In hindsight, she laughs at the audacity of it all. “I should have stopped,” she admits in the essay. “But I kept going.” To her, abandoning the dream would have felt like admitting defeat, like conceding that her belief in underrepresented stories wasn’t worth the risk.
Against all logic, she completed the shoots. The pilots were filmed, packaged, and polished, ready for the world to see. Yet, in the end, not one of them was picked up. The industry wasn’t ready to invest in what she was offering.
Still, the experience didn’t sink her. If anything, it became a formative lesson in the double-edged nature of her personality. Rae has always been candid about her tendency to leap before she looks.

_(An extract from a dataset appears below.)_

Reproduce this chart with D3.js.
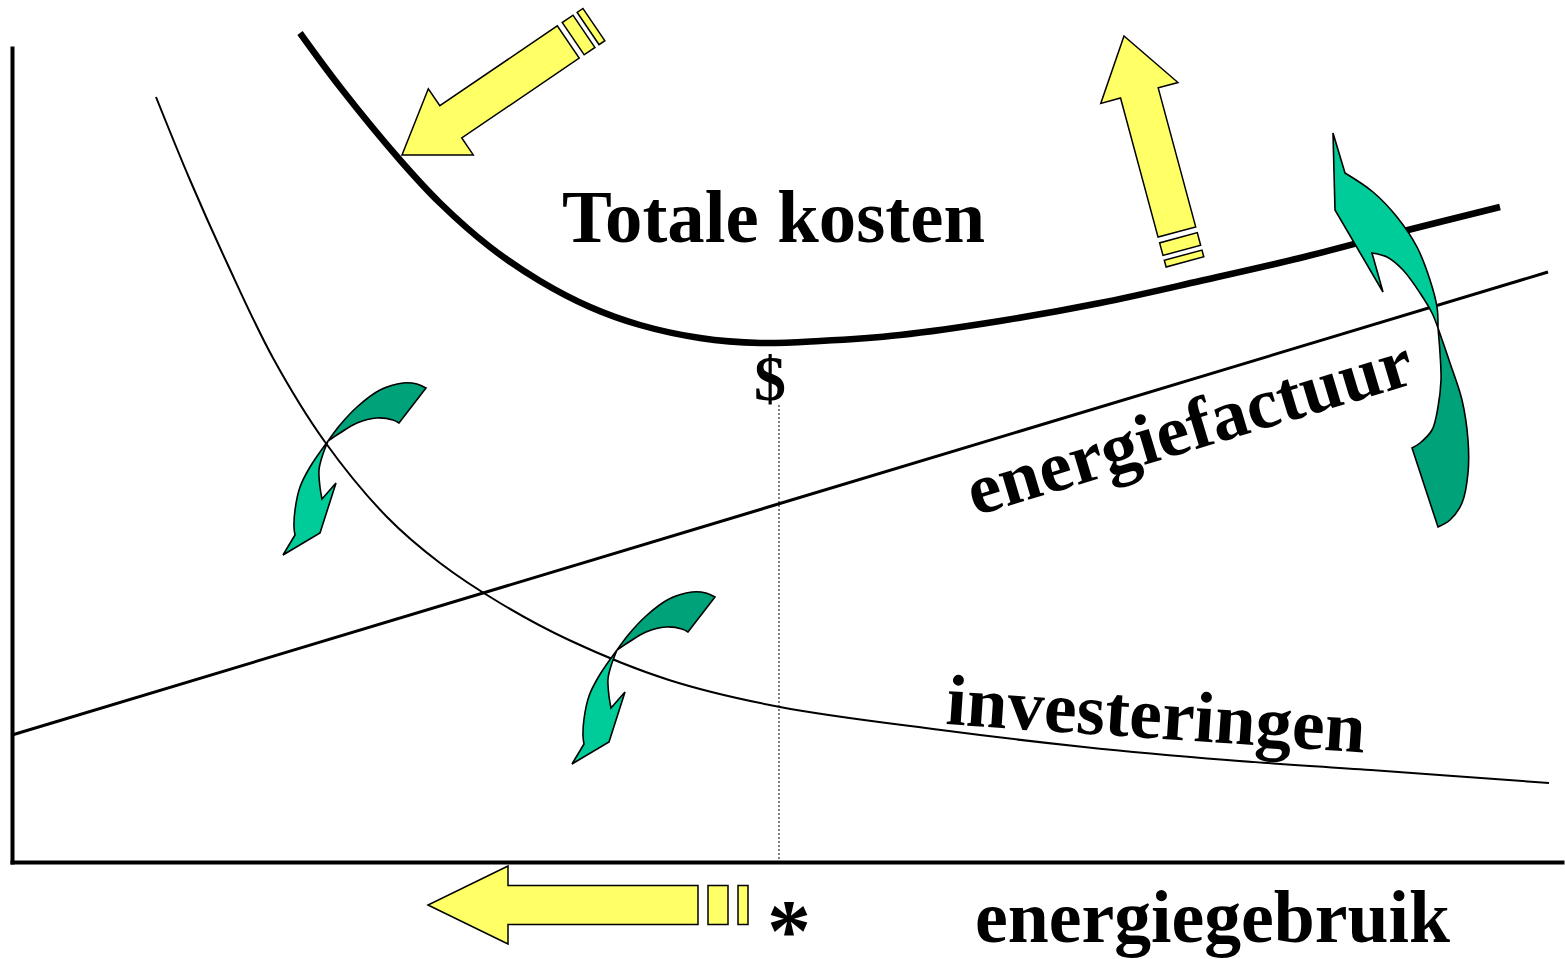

That recklessness has brought her both her biggest breaks and her scariest setbacks.
“My impulsivity is a gift and a curse,” she reflects. “It makes me fearless enough to chase what I want, but it also blinds me to the consequences.” The balance between those extremes continues to shape her career.
Looking back now, the story reads almost like a cautionary tale wrapped inside a comedy of errors — the kind of thing only Rae could narrate with humor and humility. But at the time, it was no laughing matter. It was survival.
The irony, of course, is that her near-collapse came just before her career skyrocketed. Within a few years, Insecure would premiere on HBO, launching her into a new stratosphere of influence and stability. That contrast makes her 2014 gamble all the more striking: she almost lost it all right before she gained everything.
Today, Rae is not only a star but a mogul — a writer, actress, producer, and entrepreneur who continues to open doors for others. Yet she carries with her the memory of nearly losing every cent she had. It’s the kind of scar that humbles even the boldest creator.
And while she can laugh about it now, she hopes readers take something more away from her essay than just amusement. The story isn’t about failure, but about the messy, often expensive process of chasing a dream. It’s about risk, resilience, and the lessons you only learn when you’ve been dangerously close to falling apart.